[Exercise details]: Your task is to copy the listing exactly. Drop any pictures from the copy.

*-*-*

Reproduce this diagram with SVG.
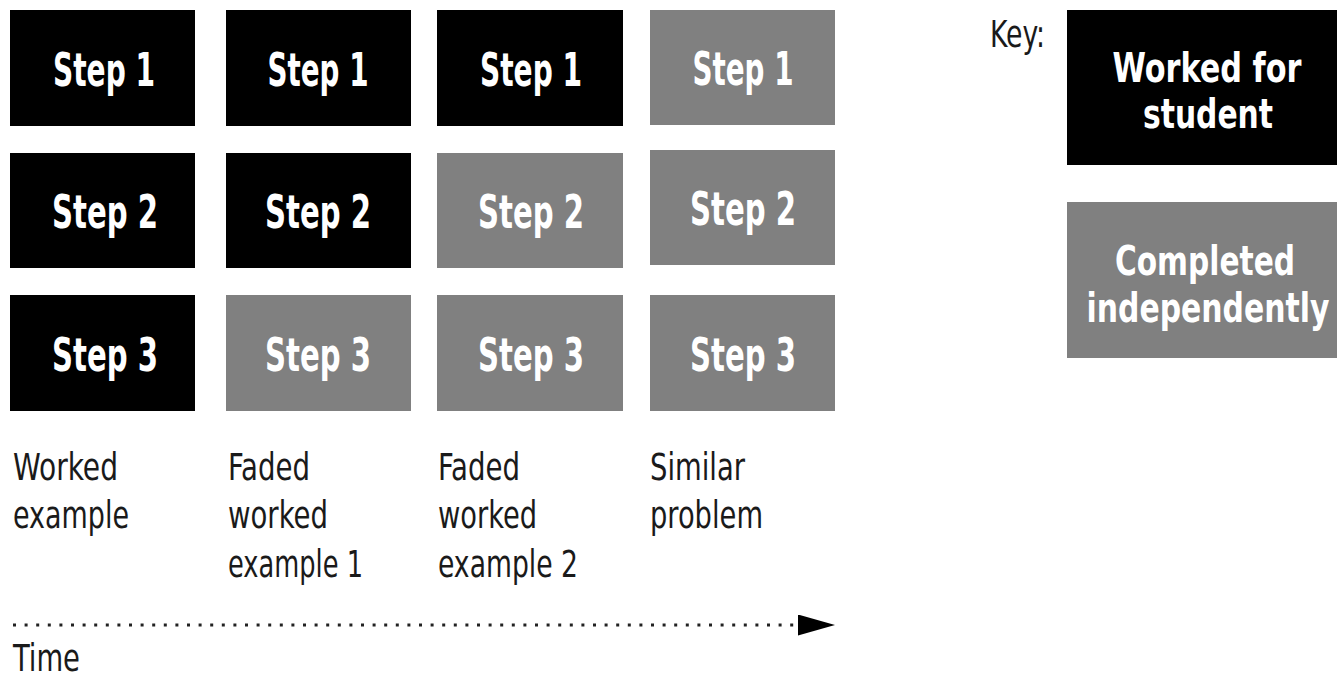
<svg xmlns="http://www.w3.org/2000/svg" width="1337" height="676" viewBox="0 0 1337 676">
  <style>
    .worked { fill: #000000; }
    .indep { fill: #808080; }
    .step { font-family: 'DejaVu Sans Condensed', 'DejaVu Sans', sans-serif; font-stretch: condensed; font-weight: bold; font-size: 46px; fill: #ffffff; text-anchor: middle; }
    .keytxt { font-family: 'DejaVu Sans Condensed', 'DejaVu Sans', sans-serif; font-stretch: condensed; font-weight: bold; font-size: 41px; fill: #ffffff; text-anchor: middle; }
    .label { font-family: 'DejaVu Sans Condensed', 'DejaVu Sans', sans-serif; font-stretch: condensed; font-size: 37px; fill: #1a1a1a; }
  </style>
  <defs>
    <marker id="arrowhead" markerWidth="37" markerHeight="21" refX="37" refY="10.5" markerUnits="userSpaceOnUse" orient="auto">
      <path d="M0,0 L37,10.5 L0,21 Z" fill="#000000"/>
    </marker>
  </defs>
  <rect width="1337" height="676" fill="#ffffff"/>

  <!-- Column 1: worked example -->
  <g id="col1-step1"><rect class="worked" x="10" y="10" width="185" height="116"/><text class="step" x="104" y="86" textLength="102" lengthAdjust="spacingAndGlyphs">Step 1</text></g>
  <g id="col1-step2"><rect class="worked" x="10" y="153" width="185" height="115"/><text class="step" x="105" y="228" textLength="106" lengthAdjust="spacingAndGlyphs">Step 2</text></g>
  <g id="col1-step3"><rect class="worked" x="10" y="295" width="185" height="116"/><text class="step" x="105" y="371" textLength="106" lengthAdjust="spacingAndGlyphs">Step 3</text></g>

  <!-- Column 2: faded worked example 1 -->
  <g id="col2-step1"><rect class="worked" x="226" y="10" width="185" height="116"/><text class="step" x="318" y="86" textLength="101" lengthAdjust="spacingAndGlyphs">Step 1</text></g>
  <g id="col2-step2"><rect class="worked" x="226" y="153" width="185" height="115"/><text class="step" x="318" y="228" textLength="106" lengthAdjust="spacingAndGlyphs">Step 2</text></g>
  <g id="col2-step3"><rect class="indep" x="226" y="295" width="185" height="116"/><text class="step" x="318" y="371" textLength="106" lengthAdjust="spacingAndGlyphs">Step 3</text></g>

  <!-- Column 3: faded worked example 2 -->
  <g id="col3-step1"><rect class="worked" x="437" y="10" width="186" height="116"/><text class="step" x="531" y="86" textLength="102" lengthAdjust="spacingAndGlyphs">Step 1</text></g>
  <g id="col3-step2"><rect class="indep" x="437" y="153" width="186" height="115"/><text class="step" x="531" y="228" textLength="106" lengthAdjust="spacingAndGlyphs">Step 2</text></g>
  <g id="col3-step3"><rect class="indep" x="437" y="295" width="186" height="116"/><text class="step" x="531" y="371" textLength="106" lengthAdjust="spacingAndGlyphs">Step 3</text></g>

  <!-- Column 4: similar problem -->
  <g id="col4-step1"><rect class="indep" x="650" y="10" width="185" height="115"/><text class="step" x="743" y="85" textLength="101" lengthAdjust="spacingAndGlyphs">Step 1</text></g>
  <g id="col4-step2"><rect class="indep" x="650" y="150" width="185" height="115"/><text class="step" x="743" y="225" textLength="106" lengthAdjust="spacingAndGlyphs">Step 2</text></g>
  <g id="col4-step3"><rect class="indep" x="650" y="295" width="185" height="116"/><text class="step" x="743" y="371" textLength="106" lengthAdjust="spacingAndGlyphs">Step 3</text></g>

  <!-- Column captions -->
  <g id="caption1">
    <text class="label" x="13" y="480" textLength="105" lengthAdjust="spacingAndGlyphs">Worked</text>
    <text class="label" x="13" y="528" textLength="116" lengthAdjust="spacingAndGlyphs">example</text>
  </g>
  <g id="caption2">
    <text class="label" x="228" y="480" textLength="82" lengthAdjust="spacingAndGlyphs">Faded</text>
    <text class="label" x="228" y="528" textLength="100" lengthAdjust="spacingAndGlyphs">worked</text>
    <text class="label" x="228" y="577" textLength="135" lengthAdjust="spacingAndGlyphs">example 1</text>
  </g>
  <g id="caption3">
    <text class="label" x="438" y="480" textLength="82" lengthAdjust="spacingAndGlyphs">Faded</text>
    <text class="label" x="438" y="528" textLength="99" lengthAdjust="spacingAndGlyphs">worked</text>
    <text class="label" x="438" y="577" textLength="140" lengthAdjust="spacingAndGlyphs">example 2</text>
  </g>
  <g id="caption4">
    <text class="label" x="650" y="480" textLength="95" lengthAdjust="spacingAndGlyphs">Similar</text>
    <text class="label" x="650" y="528" textLength="113" lengthAdjust="spacingAndGlyphs">problem</text>
  </g>

  <!-- Time axis -->
  <g id="connectors">
    <line x1="13" y1="625" x2="835" y2="625" stroke="#222222" stroke-width="3" stroke-dasharray="3 8.6" marker-end="url(#arrowhead)"/>
  </g>
  <g id="time-label">
    <text class="label" x="13" y="671" textLength="67" lengthAdjust="spacingAndGlyphs">Time</text>
  </g>

  <!-- Legend -->
  <g id="key-title">
    <text class="label" x="990" y="47" font-size="34" textLength="55" lengthAdjust="spacingAndGlyphs">Key:</text>
  </g>
  <g id="key-worked">
    <rect class="worked" x="1067" y="10" width="270" height="155"/>
    <text class="keytxt" x="1207" y="82" textLength="189" lengthAdjust="spacingAndGlyphs">Worked for</text>
    <text class="keytxt" x="1208" y="128" textLength="130" lengthAdjust="spacingAndGlyphs">student</text>
  </g>
  <g id="key-independent">
    <rect class="indep" x="1067" y="202" width="270" height="156"/>
    <text class="keytxt" x="1205" y="275" textLength="180" lengthAdjust="spacingAndGlyphs">Completed</text>
    <text class="keytxt" x="1208" y="322" textLength="243" lengthAdjust="spacingAndGlyphs">independently</text>
  </g>
</svg>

*-*-*

[Full output]:
Reproduce this diagram with SVG.
<svg xmlns="http://www.w3.org/2000/svg" width="1337" height="676" viewBox="0 0 1337 676">
  <style>
    .worked { fill: #000000; }
    .indep { fill: #808080; }
    .step { font-family: 'DejaVu Sans Condensed', 'DejaVu Sans', sans-serif; font-stretch: condensed; font-weight: bold; font-size: 46px; fill: #ffffff; text-anchor: middle; }
    .keytxt { font-family: 'DejaVu Sans Condensed', 'DejaVu Sans', sans-serif; font-stretch: condensed; font-weight: bold; font-size: 41px; fill: #ffffff; text-anchor: middle; }
    .label { font-family: 'DejaVu Sans Condensed', 'DejaVu Sans', sans-serif; font-stretch: condensed; font-size: 37px; fill: #1a1a1a; }
  </style>
  <defs>
    <marker id="arrowhead" markerWidth="37" markerHeight="21" refX="37" refY="10.5" markerUnits="userSpaceOnUse" orient="auto">
      <path d="M0,0 L37,10.5 L0,21 Z" fill="#000000"/>
    </marker>
  </defs>
  <rect width="1337" height="676" fill="#ffffff"/>

  <!-- Column 1: worked example -->
  <g id="col1-step1"><rect class="worked" x="10" y="10" width="185" height="116"/><text class="step" x="104" y="86" textLength="102" lengthAdjust="spacingAndGlyphs">Step 1</text></g>
  <g id="col1-step2"><rect class="worked" x="10" y="153" width="185" height="115"/><text class="step" x="105" y="228" textLength="106" lengthAdjust="spacingAndGlyphs">Step 2</text></g>
  <g id="col1-step3"><rect class="worked" x="10" y="295" width="185" height="116"/><text class="step" x="105" y="371" textLength="106" lengthAdjust="spacingAndGlyphs">Step 3</text></g>

  <!-- Column 2: faded worked example 1 -->
  <g id="col2-step1"><rect class="worked" x="226" y="10" width="185" height="116"/><text class="step" x="318" y="86" textLength="101" lengthAdjust="spacingAndGlyphs">Step 1</text></g>
  <g id="col2-step2"><rect class="worked" x="226" y="153" width="185" height="115"/><text class="step" x="318" y="228" textLength="106" lengthAdjust="spacingAndGlyphs">Step 2</text></g>
  <g id="col2-step3"><rect class="indep" x="226" y="295" width="185" height="116"/><text class="step" x="318" y="371" textLength="106" lengthAdjust="spacingAndGlyphs">Step 3</text></g>

  <!-- Column 3: faded worked example 2 -->
  <g id="col3-step1"><rect class="worked" x="437" y="10" width="186" height="116"/><text class="step" x="531" y="86" textLength="102" lengthAdjust="spacingAndGlyphs">Step 1</text></g>
  <g id="col3-step2"><rect class="indep" x="437" y="153" width="186" height="115"/><text class="step" x="531" y="228" textLength="106" lengthAdjust="spacingAndGlyphs">Step 2</text></g>
  <g id="col3-step3"><rect class="indep" x="437" y="295" width="186" height="116"/><text class="step" x="531" y="371" textLength="106" lengthAdjust="spacingAndGlyphs">Step 3</text></g>

  <!-- Column 4: similar problem -->
  <g id="col4-step1"><rect class="indep" x="650" y="10" width="185" height="115"/><text class="step" x="743" y="85" textLength="101" lengthAdjust="spacingAndGlyphs">Step 1</text></g>
  <g id="col4-step2"><rect class="indep" x="650" y="150" width="185" height="115"/><text class="step" x="743" y="225" textLength="106" lengthAdjust="spacingAndGlyphs">Step 2</text></g>
  <g id="col4-step3"><rect class="indep" x="650" y="295" width="185" height="116"/><text class="step" x="743" y="371" textLength="106" lengthAdjust="spacingAndGlyphs">Step 3</text></g>

  <!-- Column captions -->
  <g id="caption1">
    <text class="label" x="13" y="480" textLength="105" lengthAdjust="spacingAndGlyphs">Worked</text>
    <text class="label" x="13" y="528" textLength="116" lengthAdjust="spacingAndGlyphs">example</text>
  </g>
  <g id="caption2">
    <text class="label" x="228" y="480" textLength="82" lengthAdjust="spacingAndGlyphs">Faded</text>
    <text class="label" x="228" y="528" textLength="100" lengthAdjust="spacingAndGlyphs">worked</text>
    <text class="label" x="228" y="577" textLength="135" lengthAdjust="spacingAndGlyphs">example 1</text>
  </g>
  <g id="caption3">
    <text class="label" x="438" y="480" textLength="82" lengthAdjust="spacingAndGlyphs">Faded</text>
    <text class="label" x="438" y="528" textLength="99" lengthAdjust="spacingAndGlyphs">worked</text>
    <text class="label" x="438" y="577" textLength="140" lengthAdjust="spacingAndGlyphs">example 2</text>
  </g>
  <g id="caption4">
    <text class="label" x="650" y="480" textLength="95" lengthAdjust="spacingAndGlyphs">Similar</text>
    <text class="label" x="650" y="528" textLength="113" lengthAdjust="spacingAndGlyphs">problem</text>
  </g>

  <!-- Time axis -->
  <g id="connectors">
    <line x1="13" y1="625" x2="835" y2="625" stroke="#222222" stroke-width="3" stroke-dasharray="3 8.6" marker-end="url(#arrowhead)"/>
  </g>
  <g id="time-label">
    <text class="label" x="13" y="671" textLength="67" lengthAdjust="spacingAndGlyphs">Time</text>
  </g>

  <!-- Legend -->
  <g id="key-title">
    <text class="label" x="990" y="47" font-size="34" textLength="55" lengthAdjust="spacingAndGlyphs">Key:</text>
  </g>
  <g id="key-worked">
    <rect class="worked" x="1067" y="10" width="270" height="155"/>
    <text class="keytxt" x="1207" y="82" textLength="189" lengthAdjust="spacingAndGlyphs">Worked for</text>
    <text class="keytxt" x="1208" y="128" textLength="130" lengthAdjust="spacingAndGlyphs">student</text>
  </g>
  <g id="key-independent">
    <rect class="indep" x="1067" y="202" width="270" height="156"/>
    <text class="keytxt" x="1205" y="275" textLength="180" lengthAdjust="spacingAndGlyphs">Completed</text>
    <text class="keytxt" x="1208" y="322" textLength="243" lengthAdjust="spacingAndGlyphs">independently</text>
  </g>
</svg>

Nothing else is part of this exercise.